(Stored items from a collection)
_ _ _ _ _

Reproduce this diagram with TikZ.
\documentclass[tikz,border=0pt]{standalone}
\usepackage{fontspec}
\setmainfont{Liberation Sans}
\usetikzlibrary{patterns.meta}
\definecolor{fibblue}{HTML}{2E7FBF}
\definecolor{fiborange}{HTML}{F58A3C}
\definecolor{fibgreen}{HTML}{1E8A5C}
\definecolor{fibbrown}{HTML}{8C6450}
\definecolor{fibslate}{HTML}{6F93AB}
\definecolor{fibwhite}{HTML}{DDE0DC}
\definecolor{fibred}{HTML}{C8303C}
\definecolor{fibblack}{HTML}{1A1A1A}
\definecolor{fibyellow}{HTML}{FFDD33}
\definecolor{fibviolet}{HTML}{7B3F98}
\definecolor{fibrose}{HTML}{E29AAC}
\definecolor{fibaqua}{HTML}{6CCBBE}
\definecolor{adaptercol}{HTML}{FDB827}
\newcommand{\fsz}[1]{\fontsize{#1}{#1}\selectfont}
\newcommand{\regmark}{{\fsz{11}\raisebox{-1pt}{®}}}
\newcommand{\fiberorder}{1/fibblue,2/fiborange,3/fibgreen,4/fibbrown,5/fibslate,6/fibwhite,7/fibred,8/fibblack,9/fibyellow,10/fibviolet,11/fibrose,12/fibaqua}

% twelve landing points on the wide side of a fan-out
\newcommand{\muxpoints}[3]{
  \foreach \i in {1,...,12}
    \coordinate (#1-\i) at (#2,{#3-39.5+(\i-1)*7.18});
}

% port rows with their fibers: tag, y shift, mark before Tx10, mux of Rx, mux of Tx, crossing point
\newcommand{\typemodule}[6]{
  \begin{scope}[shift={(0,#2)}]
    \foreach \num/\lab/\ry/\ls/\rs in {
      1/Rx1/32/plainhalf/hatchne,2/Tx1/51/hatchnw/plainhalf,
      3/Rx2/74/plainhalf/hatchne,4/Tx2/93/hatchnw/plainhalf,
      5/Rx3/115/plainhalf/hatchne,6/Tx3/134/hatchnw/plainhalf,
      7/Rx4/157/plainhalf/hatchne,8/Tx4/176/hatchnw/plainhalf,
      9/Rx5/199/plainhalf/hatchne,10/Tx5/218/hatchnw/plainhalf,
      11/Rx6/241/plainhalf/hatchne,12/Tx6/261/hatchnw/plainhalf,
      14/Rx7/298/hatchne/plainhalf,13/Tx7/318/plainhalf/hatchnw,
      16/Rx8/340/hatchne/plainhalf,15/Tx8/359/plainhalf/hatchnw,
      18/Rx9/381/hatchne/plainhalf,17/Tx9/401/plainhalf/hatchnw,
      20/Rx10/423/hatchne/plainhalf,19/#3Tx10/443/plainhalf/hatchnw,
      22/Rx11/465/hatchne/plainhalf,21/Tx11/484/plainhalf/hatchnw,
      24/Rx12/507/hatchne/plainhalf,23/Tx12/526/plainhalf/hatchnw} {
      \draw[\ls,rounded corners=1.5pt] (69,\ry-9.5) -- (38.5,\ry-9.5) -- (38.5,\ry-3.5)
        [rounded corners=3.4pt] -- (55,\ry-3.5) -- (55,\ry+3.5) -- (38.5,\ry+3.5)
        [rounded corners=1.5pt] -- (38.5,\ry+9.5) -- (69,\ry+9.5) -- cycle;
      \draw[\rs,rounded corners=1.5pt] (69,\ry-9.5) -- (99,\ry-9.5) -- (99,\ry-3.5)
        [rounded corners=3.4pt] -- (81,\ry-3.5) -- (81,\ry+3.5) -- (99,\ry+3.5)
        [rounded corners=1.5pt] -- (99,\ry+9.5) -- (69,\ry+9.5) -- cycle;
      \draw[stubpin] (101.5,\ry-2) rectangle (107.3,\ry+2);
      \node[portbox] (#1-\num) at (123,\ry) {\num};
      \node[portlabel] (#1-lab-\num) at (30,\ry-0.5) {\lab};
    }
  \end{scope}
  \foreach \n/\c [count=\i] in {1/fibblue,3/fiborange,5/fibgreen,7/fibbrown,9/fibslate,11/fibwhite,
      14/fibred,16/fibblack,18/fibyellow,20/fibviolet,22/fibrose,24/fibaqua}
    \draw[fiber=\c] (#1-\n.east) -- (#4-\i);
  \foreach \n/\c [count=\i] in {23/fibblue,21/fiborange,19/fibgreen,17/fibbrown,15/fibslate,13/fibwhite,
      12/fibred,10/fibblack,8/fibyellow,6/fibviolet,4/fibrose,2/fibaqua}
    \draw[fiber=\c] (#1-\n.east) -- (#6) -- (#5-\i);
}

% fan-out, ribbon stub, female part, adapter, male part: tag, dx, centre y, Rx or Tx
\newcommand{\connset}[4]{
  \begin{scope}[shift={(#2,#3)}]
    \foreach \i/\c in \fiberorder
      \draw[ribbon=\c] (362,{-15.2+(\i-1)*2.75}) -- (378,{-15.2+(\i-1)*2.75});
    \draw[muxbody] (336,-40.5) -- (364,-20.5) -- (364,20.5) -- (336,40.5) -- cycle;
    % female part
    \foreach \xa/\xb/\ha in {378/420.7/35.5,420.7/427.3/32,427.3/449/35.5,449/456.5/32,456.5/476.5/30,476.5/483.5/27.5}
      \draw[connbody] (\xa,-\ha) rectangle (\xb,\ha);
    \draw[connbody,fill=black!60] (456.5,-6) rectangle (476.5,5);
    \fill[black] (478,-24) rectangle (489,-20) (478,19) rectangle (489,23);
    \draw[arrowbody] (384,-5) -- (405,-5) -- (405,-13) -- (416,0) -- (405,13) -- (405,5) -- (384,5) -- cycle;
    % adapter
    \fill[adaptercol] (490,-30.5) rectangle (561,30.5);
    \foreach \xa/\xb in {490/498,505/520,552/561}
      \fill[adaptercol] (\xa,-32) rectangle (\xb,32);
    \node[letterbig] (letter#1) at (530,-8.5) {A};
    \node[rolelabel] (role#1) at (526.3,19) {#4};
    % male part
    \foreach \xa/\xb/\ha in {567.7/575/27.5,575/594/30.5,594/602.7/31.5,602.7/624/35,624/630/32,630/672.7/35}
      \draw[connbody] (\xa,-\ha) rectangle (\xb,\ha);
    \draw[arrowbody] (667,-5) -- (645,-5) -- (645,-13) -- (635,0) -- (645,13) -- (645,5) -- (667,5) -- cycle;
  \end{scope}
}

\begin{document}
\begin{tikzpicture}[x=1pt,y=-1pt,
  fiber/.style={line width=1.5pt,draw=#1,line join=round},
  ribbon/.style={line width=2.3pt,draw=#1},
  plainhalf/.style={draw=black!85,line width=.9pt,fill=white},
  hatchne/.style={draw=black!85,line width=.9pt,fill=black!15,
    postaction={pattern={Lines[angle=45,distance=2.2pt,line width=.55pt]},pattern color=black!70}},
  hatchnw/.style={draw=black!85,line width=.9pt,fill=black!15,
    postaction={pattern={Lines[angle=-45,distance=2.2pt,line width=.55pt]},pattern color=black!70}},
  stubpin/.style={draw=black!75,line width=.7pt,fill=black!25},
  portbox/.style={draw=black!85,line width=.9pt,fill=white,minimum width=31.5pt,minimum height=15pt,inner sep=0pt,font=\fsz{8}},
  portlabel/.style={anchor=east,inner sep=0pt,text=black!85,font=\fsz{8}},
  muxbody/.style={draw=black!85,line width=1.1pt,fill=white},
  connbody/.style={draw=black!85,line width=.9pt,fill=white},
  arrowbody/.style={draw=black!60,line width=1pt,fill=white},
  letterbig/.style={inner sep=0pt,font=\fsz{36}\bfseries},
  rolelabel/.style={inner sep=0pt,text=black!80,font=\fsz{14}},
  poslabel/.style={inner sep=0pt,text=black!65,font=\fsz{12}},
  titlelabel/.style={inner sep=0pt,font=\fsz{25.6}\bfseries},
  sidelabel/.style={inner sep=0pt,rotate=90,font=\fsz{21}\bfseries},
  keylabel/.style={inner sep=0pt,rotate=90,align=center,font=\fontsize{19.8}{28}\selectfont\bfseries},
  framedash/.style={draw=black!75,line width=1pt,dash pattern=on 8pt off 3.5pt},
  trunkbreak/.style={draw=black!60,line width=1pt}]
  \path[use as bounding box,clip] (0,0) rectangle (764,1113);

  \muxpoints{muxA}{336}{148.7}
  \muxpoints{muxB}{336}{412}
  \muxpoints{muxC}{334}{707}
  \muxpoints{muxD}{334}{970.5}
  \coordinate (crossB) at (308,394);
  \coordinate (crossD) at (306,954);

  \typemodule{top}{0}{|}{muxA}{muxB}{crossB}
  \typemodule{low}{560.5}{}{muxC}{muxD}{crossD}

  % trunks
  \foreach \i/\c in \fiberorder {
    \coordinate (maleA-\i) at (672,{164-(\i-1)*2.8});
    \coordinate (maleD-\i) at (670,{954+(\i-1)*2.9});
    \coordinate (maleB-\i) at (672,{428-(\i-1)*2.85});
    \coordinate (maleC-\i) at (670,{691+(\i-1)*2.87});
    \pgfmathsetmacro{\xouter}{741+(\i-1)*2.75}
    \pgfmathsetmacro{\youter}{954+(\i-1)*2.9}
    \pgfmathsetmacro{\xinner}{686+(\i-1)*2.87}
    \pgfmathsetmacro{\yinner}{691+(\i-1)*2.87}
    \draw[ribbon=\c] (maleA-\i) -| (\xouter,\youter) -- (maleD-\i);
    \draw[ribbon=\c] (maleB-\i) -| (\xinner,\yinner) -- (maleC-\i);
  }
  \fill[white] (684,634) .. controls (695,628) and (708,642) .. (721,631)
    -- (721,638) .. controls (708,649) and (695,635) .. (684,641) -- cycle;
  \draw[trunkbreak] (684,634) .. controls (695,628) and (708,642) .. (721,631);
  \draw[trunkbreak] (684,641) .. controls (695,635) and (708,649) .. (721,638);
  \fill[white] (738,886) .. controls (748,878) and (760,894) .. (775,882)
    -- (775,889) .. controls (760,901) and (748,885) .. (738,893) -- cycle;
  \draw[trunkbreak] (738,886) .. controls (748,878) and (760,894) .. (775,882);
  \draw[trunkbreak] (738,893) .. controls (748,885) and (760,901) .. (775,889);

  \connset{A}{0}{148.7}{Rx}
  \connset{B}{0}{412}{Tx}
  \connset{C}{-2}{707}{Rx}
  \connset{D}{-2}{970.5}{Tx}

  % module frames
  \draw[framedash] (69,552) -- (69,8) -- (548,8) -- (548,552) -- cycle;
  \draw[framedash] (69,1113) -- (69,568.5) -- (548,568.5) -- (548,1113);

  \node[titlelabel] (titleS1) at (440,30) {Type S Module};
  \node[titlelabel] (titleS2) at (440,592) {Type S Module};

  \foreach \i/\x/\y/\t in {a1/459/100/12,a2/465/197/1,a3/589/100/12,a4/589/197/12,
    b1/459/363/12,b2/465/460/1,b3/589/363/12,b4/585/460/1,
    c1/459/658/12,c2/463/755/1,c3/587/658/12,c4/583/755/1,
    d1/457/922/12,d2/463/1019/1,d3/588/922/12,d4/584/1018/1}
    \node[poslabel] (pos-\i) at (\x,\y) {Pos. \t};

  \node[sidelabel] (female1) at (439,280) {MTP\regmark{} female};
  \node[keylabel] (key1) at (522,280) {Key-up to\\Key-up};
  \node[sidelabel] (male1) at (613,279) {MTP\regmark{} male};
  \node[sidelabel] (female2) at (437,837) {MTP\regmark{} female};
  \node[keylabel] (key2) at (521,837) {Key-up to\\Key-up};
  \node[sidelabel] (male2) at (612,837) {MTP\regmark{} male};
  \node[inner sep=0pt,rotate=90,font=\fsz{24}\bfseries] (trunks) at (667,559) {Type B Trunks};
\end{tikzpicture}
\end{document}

_ _ _ _ _

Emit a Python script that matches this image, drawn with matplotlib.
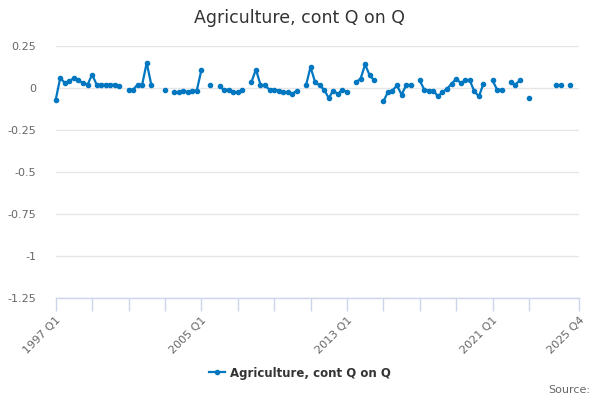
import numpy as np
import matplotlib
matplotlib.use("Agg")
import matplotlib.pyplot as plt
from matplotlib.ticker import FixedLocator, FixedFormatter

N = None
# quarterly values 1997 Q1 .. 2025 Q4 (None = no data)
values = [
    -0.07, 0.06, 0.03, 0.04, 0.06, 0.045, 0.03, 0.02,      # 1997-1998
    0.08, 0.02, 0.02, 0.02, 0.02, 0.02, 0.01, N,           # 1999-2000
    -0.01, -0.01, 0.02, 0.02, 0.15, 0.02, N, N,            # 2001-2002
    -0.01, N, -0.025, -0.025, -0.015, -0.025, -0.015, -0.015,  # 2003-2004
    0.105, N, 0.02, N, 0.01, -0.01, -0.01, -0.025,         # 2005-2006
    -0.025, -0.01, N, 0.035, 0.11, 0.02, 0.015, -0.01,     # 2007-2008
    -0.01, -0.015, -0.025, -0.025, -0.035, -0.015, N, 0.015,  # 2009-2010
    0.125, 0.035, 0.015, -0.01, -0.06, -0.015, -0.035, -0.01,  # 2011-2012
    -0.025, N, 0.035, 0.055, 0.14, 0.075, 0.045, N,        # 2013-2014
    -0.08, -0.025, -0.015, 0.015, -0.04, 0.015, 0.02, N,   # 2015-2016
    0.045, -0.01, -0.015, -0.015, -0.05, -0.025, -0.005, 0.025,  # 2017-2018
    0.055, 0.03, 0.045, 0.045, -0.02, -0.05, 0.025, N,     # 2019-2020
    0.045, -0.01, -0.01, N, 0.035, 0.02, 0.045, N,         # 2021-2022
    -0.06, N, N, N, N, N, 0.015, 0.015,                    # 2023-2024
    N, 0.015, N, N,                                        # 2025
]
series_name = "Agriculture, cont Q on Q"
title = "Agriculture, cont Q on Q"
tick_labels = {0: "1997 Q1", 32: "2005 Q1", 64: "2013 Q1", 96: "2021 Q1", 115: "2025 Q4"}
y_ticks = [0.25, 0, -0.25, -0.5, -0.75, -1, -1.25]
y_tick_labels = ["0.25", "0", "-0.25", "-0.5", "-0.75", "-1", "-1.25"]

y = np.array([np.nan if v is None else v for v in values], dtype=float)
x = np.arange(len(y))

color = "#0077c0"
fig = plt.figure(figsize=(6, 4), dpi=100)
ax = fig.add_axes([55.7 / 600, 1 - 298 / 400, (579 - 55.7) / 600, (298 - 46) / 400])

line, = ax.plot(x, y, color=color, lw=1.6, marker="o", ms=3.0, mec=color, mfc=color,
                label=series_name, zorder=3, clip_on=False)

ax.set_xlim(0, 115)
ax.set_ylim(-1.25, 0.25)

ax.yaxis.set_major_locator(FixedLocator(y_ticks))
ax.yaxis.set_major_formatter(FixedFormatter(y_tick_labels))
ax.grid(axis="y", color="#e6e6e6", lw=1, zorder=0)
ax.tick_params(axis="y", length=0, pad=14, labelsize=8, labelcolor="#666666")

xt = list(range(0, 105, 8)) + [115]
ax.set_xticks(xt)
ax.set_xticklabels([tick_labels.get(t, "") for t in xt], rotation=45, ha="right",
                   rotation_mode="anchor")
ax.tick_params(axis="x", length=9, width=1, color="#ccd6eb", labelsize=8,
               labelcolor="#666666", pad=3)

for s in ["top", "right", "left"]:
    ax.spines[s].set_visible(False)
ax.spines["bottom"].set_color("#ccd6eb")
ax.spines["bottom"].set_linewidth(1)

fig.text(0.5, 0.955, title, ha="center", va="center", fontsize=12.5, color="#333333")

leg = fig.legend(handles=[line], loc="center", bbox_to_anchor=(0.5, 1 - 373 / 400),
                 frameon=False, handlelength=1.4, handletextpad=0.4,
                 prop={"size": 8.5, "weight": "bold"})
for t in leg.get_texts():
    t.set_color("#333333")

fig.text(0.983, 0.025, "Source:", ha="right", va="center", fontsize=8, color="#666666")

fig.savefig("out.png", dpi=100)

_ _ _ _ _

Everything above from the line with "Emit a Python" through the line with "from matplotlib.ticker import" should be retyped exactly, and nothing else; omit pictures.

Emit a Python script that matches this image, drawn with matplotlib.
import numpy as np
import matplotlib
matplotlib.use("Agg")
import matplotlib.pyplot as plt
from matplotlib.ticker import FixedLocator, FixedFormatter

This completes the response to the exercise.